Multi-port dynamic compact thermal models of dual-chip package using model order reduction and metaheuristic optimization

Abstract

Delphi-like boundary condition independent (BCI) compact thermal models (CTMs) are the standard for modelling single die packages. However their extraction, particularly in the transient case, will be time consuming due to complex numerical simulations for a large number of external conditions. Lately, new approaches to extract a BCI dynamical CTM (DCTM), based on model order reduction (MOR) were developed. Despite the numerous advantages of this recent method, the lack of numerical tools to integrate reduced-order models (ROM) makes it difficult to use at board level. In this study, a novel process flow for extracting Delphi-inspired BCI DCTMs is proposed.
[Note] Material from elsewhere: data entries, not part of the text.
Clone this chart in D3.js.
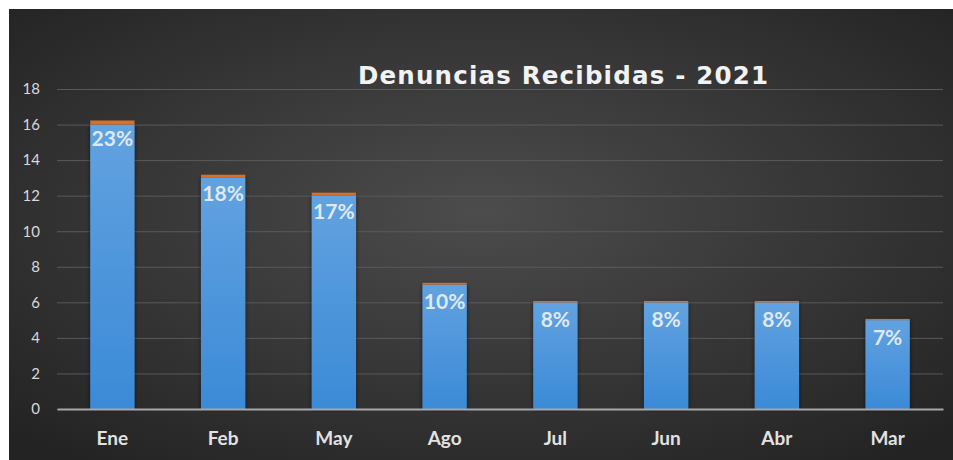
<!DOCTYPE html>
<html>
<head>
<meta charset="utf-8">
<script src="https://cdnjs.cloudflare.com/ajax/libs/d3/7.8.5/d3.min.js"></script>
<style>
  body { margin: 0; background: #fff; }
  svg { display: block; }
</style>
</head>
<body>
<svg id="chart" width="953" height="460"></svg>
<script>
// datos
var meses = ['Ene', 'Feb', 'May', 'Ago', 'Jul', 'Jun', 'Abr', 'Mar'];
var denuncias = [16, 13, 12, 7, 6, 6, 6, 5];
var porcentajes = [0.23, 0.18, 0.17, 0.10, 0.08, 0.08, 0.08, 0.07];
var yTicks = [0, 2, 4, 6, 8, 10, 12, 14, 16, 18];
var titulo = 'Denuncias Recibidas - 2021';

var svg = d3.select('#chart');
var defs = svg.append('defs');

var bg = defs.append('radialGradient')
    .attr('id', 'bg')
    .attr('cx', '50%').attr('cy', '45%').attr('r', '70%');
bg.append('stop').attr('offset', '0%').attr('stop-color', '#4c4c4c');
bg.append('stop').attr('offset', '100%').attr('stop-color', '#232323');

var barGrad = defs.append('linearGradient')
    .attr('id', 'barGrad')
    .attr('x1', 0).attr('y1', 0).attr('x2', 0).attr('y2', 1);
barGrad.append('stop').attr('offset', '0%').attr('stop-color', '#62a2e0');
barGrad.append('stop').attr('offset', '100%').attr('stop-color', '#3b8ad7');

var shadow = defs.append('filter').attr('id', 'shadow')
    .attr('x', '-30%').attr('y', '-10%').attr('width', '160%').attr('height', '120%');
shadow.append('feDropShadow')
    .attr('dx', 0).attr('dy', 0).attr('stdDeviation', 2)
    .attr('flood-color', '#000').attr('flood-opacity', 0.6);

svg.append('rect')
    .attr('x', 9).attr('y', 9)
    .attr('width', 944).attr('height', 451)
    .attr('fill', 'url(#bg)');

var x = d3.scaleBand()
    .domain(meses)
    .range([57, 943])
    .paddingInner(0.6)
    .paddingOuter(0.3);

var y = d3.scaleLinear()
    .domain([0, 18])
    .range([409, 89]);

// lineas de cuadricula
var yAxis = d3.axisLeft(y)
    .tickValues(yTicks)
    .tickSize(-(943 - 57))
    .tickPadding(17);

var gy = svg.append('g')
    .attr('transform', 'translate(57,0)')
    .call(yAxis);
gy.select('.domain').remove();
gy.selectAll('.tick line')
    .attr('stroke', '#5a5a5a')
    .attr('stroke-width', 1);
gy.selectAll('.tick text')
    .attr('fill', '#d9d9d9')
    .style('font-family', 'Lato, "Open Sans", sans-serif')
    .style('font-size', '15px');

// barras azules
svg.append('g')
    .selectAll('rect')
    .data(meses)
    .enter()
    .append('rect')
    .attr('x', function(d){ return x(d); })
    .attr('y', function(d, i){ return y(denuncias[i]); })
    .attr('width', x.bandwidth())
    .attr('height', function(d, i){ return y(0) - y(denuncias[i]); })
    .attr('fill', 'url(#barGrad)')
    .attr('filter', 'url(#shadow)');

// segmento naranja apilado
svg.append('g')
    .selectAll('rect')
    .data(meses)
    .enter()
    .append('rect')
    .attr('x', function(d){ return x(d); })
    .attr('y', function(d, i){ return y(denuncias[i] + porcentajes[i]); })
    .attr('width', x.bandwidth())
    .attr('height', function(d, i){ return y(denuncias[i]) - y(denuncias[i] + porcentajes[i]); })
    .attr('fill', '#d5702e');

// eje x
var xAxis = d3.axisBottom(x).tickSize(0).tickPadding(23);
var gx = svg.append('g')
    .attr('transform', 'translate(0,' + y(0) + ')')
    .call(xAxis);
gx.select('.domain')
    .attr('stroke', '#a8a8a8')
    .attr('stroke-width', 2);
gx.selectAll('.tick text')
    .attr('fill', '#e2e2e2')
    .style('font-family', 'Lato, "Open Sans", sans-serif')
    .style('font-weight', 'bold')
    .style('font-size', '19px');

// etiquetas de porcentaje
svg.append('g')
    .selectAll('text')
    .data(meses)
    .enter()
    .append('text')
    .attr('x', function(d){ return x(d) + x.bandwidth() / 2; })
    .attr('y', function(d, i){ return y(denuncias[i] + porcentajes[i]) + 26; })
    .attr('text-anchor', 'middle')
    .attr('fill', '#dfe9f5')
    .style('font-family', 'Lato, "Open Sans", sans-serif')
    .style('font-weight', 'bold')
    .style('font-size', '21px')
    .text(function(d, i){ return Math.round(porcentajes[i] * 100) + '%'; });

// titulo
svg.append('text')
    .attr('x', 358)
    .attr('y', 84)
    .attr('textLength', 410)
    .attr('lengthAdjust', 'spacing')
    .attr('fill', '#f2f2f2')
    .style('font-family', '"DejaVu Sans", sans-serif')
    .style('font-weight', 'bold')
    .style('font-size', '24.5px')
    .text(titulo);
</script>
</body>
</html>
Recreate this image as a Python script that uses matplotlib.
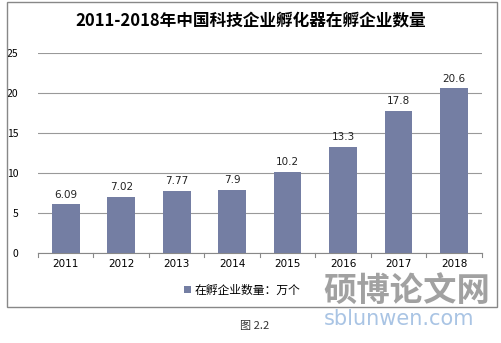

Thus a detailed three-dimensional model is replaced by a BCI-ROM model using FANTASTIC matrix reduction code to generate the data used in the creation of a Delphi-style BCI DCTM. That hybrid reduction method has been applied, at first on a single-chip package (QFN16) then on a dual-chip package (DFN12). Their derived CTM and DCTM have been compared in term of accuracy and creation time using, or not, MOR reduction technique. The results show that for a similar accuracy, the integration of MOR technique allows minimizing the time-consuming numerical simulations and consequently reduce the thermal network creation time by 80%.